Lamprey adorb1 expression zone borders the sensory area of the olfactory organ. Double labeling of horizontal cross-sections of L. fluviatilis olfactory epithelium with HuC antibody and PCNA antibody confirms the expression of adorb1 (visualized by ISH) in a nonsensory region. Genes and color as indicated on the respective panels, nuclei are visualized by DAPI staining (blue). The neuronal marker HuC (left columns, green) labels the olfactory sensory area of the lamella, whereas PCNA (right columns, green) labels the adjacent mitotic regions. Adorb1 (red) is expressed in a contiguous manner in the PCNA-positive region, but absent from the sensory region. Note that PCNA labeling (green) is restricted to the apical layer, whereas adorb1(red) staining is distributed more broadly. Top panels show an overview (scale bars 100 µm); the smaller bottom panels are enlarged (scale bars 50 and 10 µm, respectively).

Adorb1-expressing cells in lamprey are negative for several neuronal markers. Horizontal cross-sections of L. fluviatilis olfactory epithelium were double labeled with OSN markers in several combinations; nuclei are visualized with DAPI. Left and middle columns, single label; right column, merged pictures. Orientation of panels: the adorb1-positive region is always below the adjacent sensory region. All scale bars are 20 µm. (A, B) Double ISH with neuronal markers for microvillous and ciliated OSNs (trpc2, and golf, respectively) and adorb1 shows no coexpression with either marker. (A) Unexpectedly, trpc2 (green) is expressed both in the sensory region and the adorb1-positive (red) segment.

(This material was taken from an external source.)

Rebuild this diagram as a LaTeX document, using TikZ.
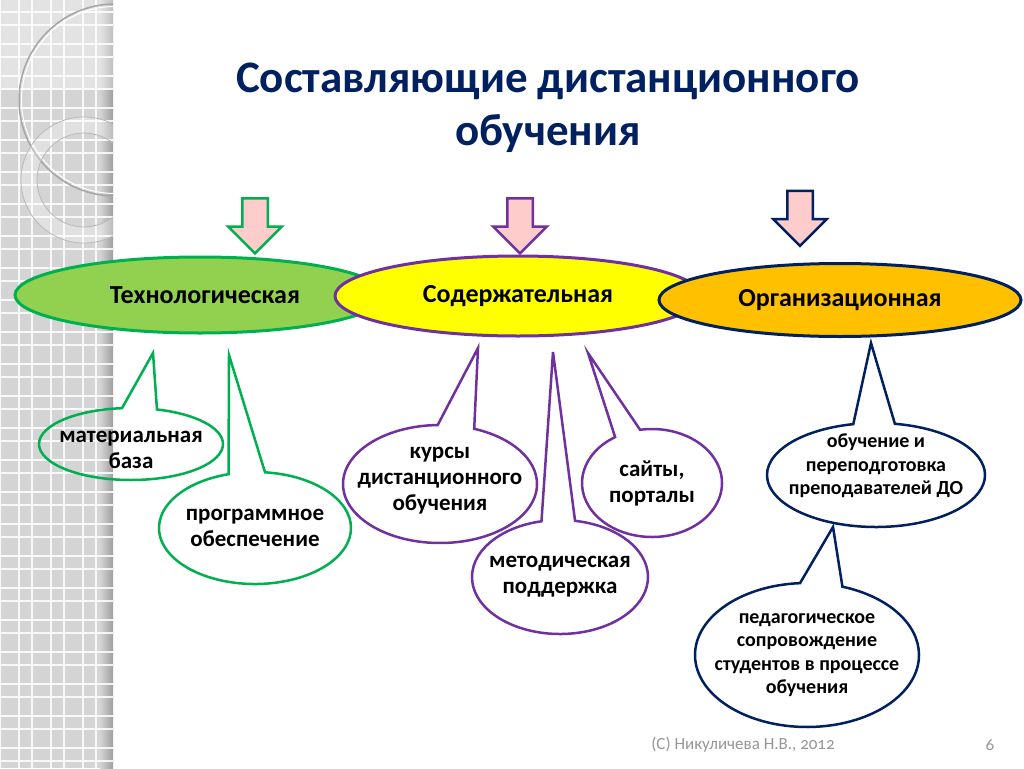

However, no double-labeled cells are seen. The nature of the trpc2-positive cells in the nonsensory region is unclear. (B) golf (green) is expressed in the sensory area, and exclusive of adorb1 expression (red). (C, D) Double labeling of golf with HuC and PCNA antibodies shows extensive overlap of golf and HuC at the cellular level, and complete absence of overlap for golf and PCNA, as expected.

Evolutionary dynamics of adorb and related clades and transition in adorb expression patterns between jawless and jawed fish. (A) Dynamic evolution in the adora, adorb and related clades inferred from the phylogenetic analysis. The evolutionary history is depicted using maximum parsimony. Genes are color-coded as indicated and gene name is given at the birth of the respective clade. Each gene duplication event is shown as filled circle, an empty circle denotes a gene loss in the respective species group. Late gene duplication events are shown close to the tips, species-specific gene losses are not shown to keep the figure legible. Gene duplications resulting from a whole genome duplication are counted as one event. (B) Schematic representation of adorb expression in lamprey and zebrafish. Cross sections of a lamella are shown for lamprey (left panel) and zebrafish (right panel). Magenta, cells expressing adorb; white, sensory surface; light gray, lumen; medium gray, nonsensory region; stippled gray, basal lamina.